Tuesday, February 11, 2014

Something Simple

As is often the case in strength training, the simplest things that you do will often have the biggest effect on your training. The "nuts and bolts" is what holds it together and makes it better, not all the fancy bells and whistles.

Your Idioms. I have them.
Just recently I started a new job at The Spire Institute working with Michael Johnson Performance training high school/prep kids. Yesterday I had the opportunity to go down to the courts and watch the boys basketball team run through their practice, which brings me to todays point: go watch your athletes play/practice once in a while. 

This point is something that I'd never really thought about before (although I'm sure it's old-hat to a lot of coaches). When I was at BU, I never really got the chance to watch the athletes practice or play because of my own personal schedule. I watched women's hockey skate once, but I didn't learn a whole lot because there wasn't a ton to learn. Those girls were already creeping up to the top tier of their sport; BU is one of the better hockey schools in the country and many of those girls had been weight training for at least 2-3 years. 

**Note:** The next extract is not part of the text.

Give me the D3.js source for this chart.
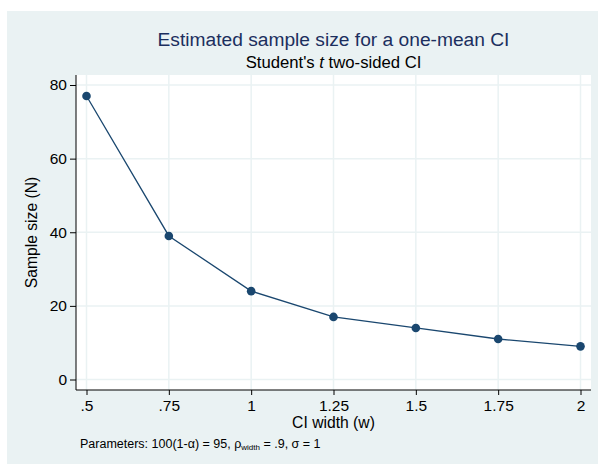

Going to watch the boys practice gave me all sorts of information about them as individual athletes that I wasn't getting from seeing them in the weight room. I could see the guys who were lacking in flexibility/mobility/stability and couldn't get their center of gravity low enough to dribble the ball and run fast at the same time. I got to see the guys who couldn't stabilize their body to produce enough power to get to the rim during layup drills; guys I would've expected to be able to dunk. The guys who are snipers, but lack the quickness to be able to separate themselves from defenders for a shot. 

It's very easy, as a coach, to sit down to write a program and say "this athlete plays this sport so they will have poor mobility here, bad flexibility here, be dominant in this muscle group and weak in this muscle group". This isn't a bad thing, because as coaches we have learned enough to know that this is usually true, but we can't forget that each athlete is still an individual and will have very individual needs. Fine tune each of your programs so that your clients and athletes are getting the best of what will make them better.

Have a great day and go lift some heavy shit!